Lo más peligroso no es el consumo en sí, sino lo que reemplaza: el deseo de saber, de organizarse, de cambiar. Se aspira a tener, no a ser. Y hoy, si no tienes, no existes. No importan tus ideas ni tu ética. Importa lo que muestras. El consumo es la forma más eficaz de desactivar la conciencia social. La lucha que antes se daba con cuerpos y pancartas, hoy se disuelve en filtros de Instagram. Jóvenes que antes llenaban asambleas ahora debaten cuál es el mejor ángulo para una selfie. Nos indigna más un meme ofensivo que el desmantelamiento de la educación pública.

No es superficialidad: es estrategia. El sistema domesticó al sujeto político y lo convirtió en consumidor. Desde la infancia, se asocia el éxito con objetos, se entrena para competir, no para empatizar. El otro ya no es compañero de lucha, es rival: en belleza, en popularidad, en estatus. Todo se volvió carrera, y solo ganan quienes parten con ventaja.

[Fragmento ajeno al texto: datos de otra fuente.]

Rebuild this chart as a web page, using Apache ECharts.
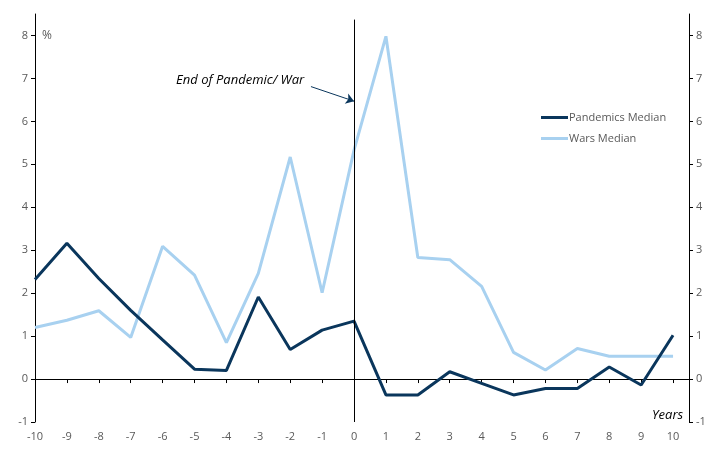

¿Quieres saber por qué no hay revolución? Mira las vitrinas. Ahí está la respuesta. Centros comerciales, reels de vida ideal, publicidades disfrazadas de lifestyle. Nos educaron para desear, no para pensar. Muchos prefieren pagar una experiencia VIP que participar en un cabildo. Compran marcas en lugar de defender derechos.

El lenguaje también fue capturado. Palabras como “libertad”, “emprendimiento” o “merecimiento” fueron vaciadas de contenido. Libertad ya no es autonomía colectiva, sino capacidad de endeudarse. El emprendimiento se vendió como solución, pero es auto explotación con sonrisa. Y el “merecimiento” justifica todas las desigualdades: si estás donde estás, es porque te lo ganaste… o no hiciste suficiente. Así, nadie ve la estructura, solo individuos “fracasando”.

La pobreza dejó de ser una injusticia: ahora es culpa del pobre. Y eso es más funcional al poder que cualquier dictadura. Mientras la gente se castiga por no triunfar, el poder real sigue intacto. No se muestra, no se ve. No necesita. Mientras tú haces malabares para comprar un perfume, ellos perfuman la desigualdad.

Y aun así, hay quienes resisten. Una minoría dispersa, lúcida, inconforme. Que aún cree que la vida no puede medirse en likes ni se compra en cuotas. Que el sentido no está en el consumo, sino en la dignidad, en la empatía, en el nosotros. Que el confort no reemplaza a la conciencia, ni la estética a la política.

Pero resistir es duro. Porque todo invita a la anestesia. A no pensar, a evitar lo incómodo. Nos entrenaron para rechazar la rabia, para esquivar el disenso. Sin embargo, sin incomodidad no hay cambio. Sin rabia, no hay justicia. Hoy, el sistema no necesita convencerte de nada: solo que estés entretenido, cansado, cómodo. Que llegues a casa sin fuerzas para organizarte, y elijas mirar series en vez de preguntarte qué está mal.

Mientras tanto, el mundo sigue. El planeta colapsa, los derechos retroceden, las guerras aumentan. Pero tú tienes perfume. Y eso, al parecer, alcanza. Para no protestar, para no mirar al costado, para no incomodarte. Oler bien se volvió el nuevo sinónimo de estar bien.

La trampa más eficaz del sistema es hacernos creer que no hay alternativa. Que esto es lo que hay. Que solo queda sobrevivir y no molestar. Pero no es cierto. Siempre hubo alternativa. Lo que falta es voluntad colectiva. Volver a sentir que el otro importa. Recuperar el “nosotros”. Entender que vivir no es solo tener.

Y quizás, cuando el maquillaje se agriete, cuando la fragancia no alcance para tapar el vacío, alguien se pregunte por qué confundimos tener con vivir. Y entonces, quizá, empecemos a dejar de hacerle publicidad gratis al sistema que nos vende nuestra propia desconexión.